The proposed tax meant banks with weaker capital levels or smaller institutions that are more reliant on traditional lending activities “could become less able to absorb the potential downside risks of an economic downturn”, the ECB said, calling for more analysis of the measure.
It added that Italy’s tax could also hurt eurozone financial stability, by reducing banks’ retained earnings, constraining their lending capacity and restricting their ability to build up capital buffers to absorb future losses.
Last month’s shock decision to impose a 40 per cent tax on a portion of Italian banks’ net interest incomes — the margin between what they earn on loans and pay to depositors — was announced at a late-night press conference by deputy prime minister Matteo Salvini last month. It jolted investors and sent bank stocks tumbling the following morning.
Adding to the confusion, multiple versions of the details of the proposed tax emerged, as banks and investors sought clarity. After nearly 24 hours, the finance ministry partially backtracked, scaling back the scope of the levy and capping the collection at 0.1 per cent of banks’ total assets.
Italy’s proposal follows similar moves made by EU governments in Spain, Hungary, the Czech Republic and Lithuania over the past year, most of which have drawn similar rebukes from the ECB.
Prime Minister Giorgia Meloni has defended the one-off tax, which she said was necessary to curb lenders’ “illegitimate profits” from failing to raise deposit rates even as the ECB’s policy rates increase. In a social media video, she called the move “a tax on an unfair margin.”
Lenders have contested the tax, questioning its basic legality. The Italian Banking Association said in testimony submitted to parliament this week that the levy violated the Italian constitutional principle of the right to property, given the “expropriation nature of the measure on the wealth of the company”.
The association also argued that comparing current margins with those from a period when “interest rates hovered around zero” was not a fair parameter, and could violate the EU’s fundamental principle of free competition.
The ECB warned the tax’s “retroactive nature may fuel perceptions of an uncertain taxation framework and give rise to extensive litigation, creating problems of legal uncertainty”.
Although rising interest rates have boosted banks’ profits by allowing them to increase the cost of lending faster than the rate they offer to savers, the ECB said this may not last as the sector could be hit by lower lending volumes and higher losses from defaults on existing loans.
The Italian economy contracted 0.4 per cent in the three months to June from the previous quarter, reflecting a manufacturing slowdown and the scaling back of tax incentives to renovate houses.

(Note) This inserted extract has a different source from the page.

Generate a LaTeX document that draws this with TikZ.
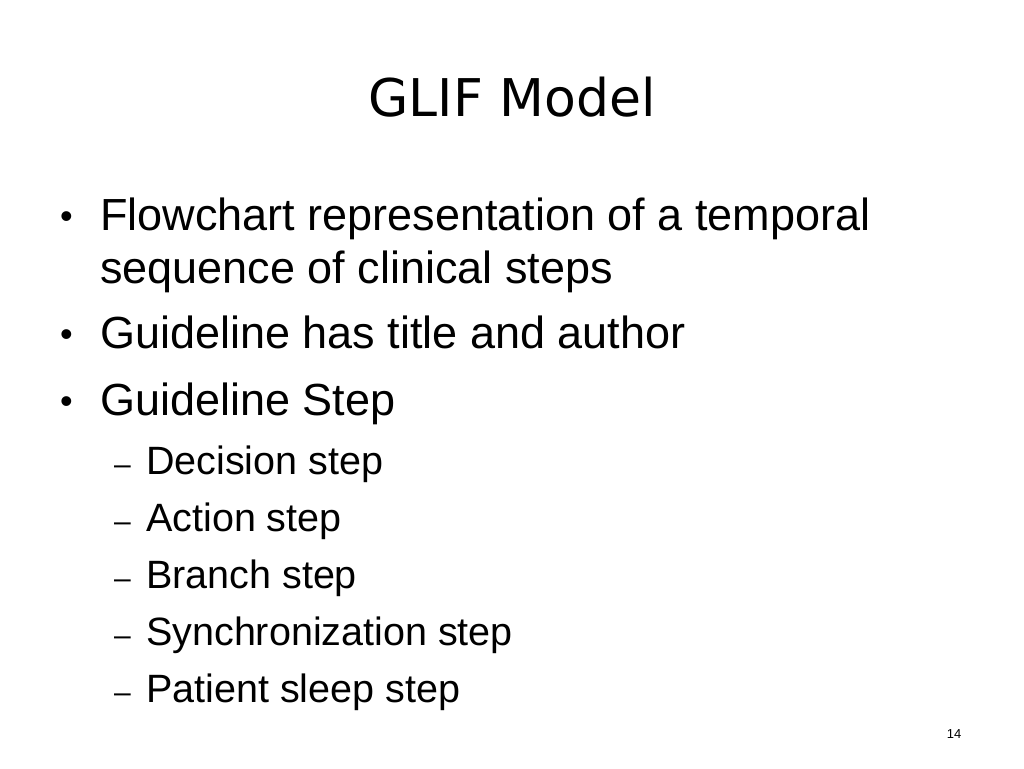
\documentclass[tikz,border=0pt]{standalone}
\usepackage{fontspec}
\setmainfont{Liberation Sans}
\newfontfamily\titlefont{DejaVu Sans}
\begin{document}
\begin{tikzpicture}[x=1pt,y=-1pt,
  big/.style={anchor=base west,inner sep=0pt,font=\fontsize{45}{54}\selectfont},
  small/.style={anchor=base west,inner sep=0pt,font=\fontsize{39.5}{46}\selectfont},
  bul/.style={anchor=base west,inner sep=0pt,font=\fontsize{36}{40}\selectfont}]
\useasboundingbox (0,0) rectangle (1024,768);
\node[inner sep=0pt,anchor=base,font=\titlefont\fontsize{52}{60}\selectfont] (title) at (512,116) {GLIF Model};
\node[bul] (b1) at (60,228) {•};
\node[big] (t1) at (100,230) {Flowchart representation of a temporal};
\node[big] (t1b) at (100,283) {sequence of clinical steps};
\node[bul] (b2) at (60,346) {•};
\node[big] (t2) at (100,348) {Guideline has title and author};
\node[bul] (b3) at (60,413) {•};
\node[big] (t3) at (100,415) {Guideline Step};
\foreach \y/\t/\n in {474/Decision step/s1,531/Action step/s2,588/Branch step/s3,645/Synchronization step/s4,702/Patient sleep step/s5}{
  \node[anchor=base west,inner sep=0pt,font=\fontsize{30}{34}\selectfont] (d\n) at (114,\y) {–};
  \node[small] (\n) at (146,\y) {\t};
}
\node[anchor=base,inner sep=0pt,font=\fontsize{13}{15}\selectfont] (pg) at (954,738) {14};
\end{tikzpicture}
\end{document}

“The ECB recommends that in order to assess whether its application poses risks to financial stability, and in particular whether it has the potential to impair the banking sector’s resilience and cause market distortion, the decree law be accompanied by a thorough analysis of potential negative consequences for the banking sector,” it said.
This analysis should examine the tax’s impact on banks’ “longer-term profitability and capital base, access to funding and the provision of new lending and competition conditions in the market, and its potential impact on liquidity”, the ECB added.
It said some lenders may make higher net interest income while losing money overall if their fee-earning operations suffered a setback. The tax could also cause fragmentation of Europe’s banking system “because of the heterogeneous nature of such taxes”.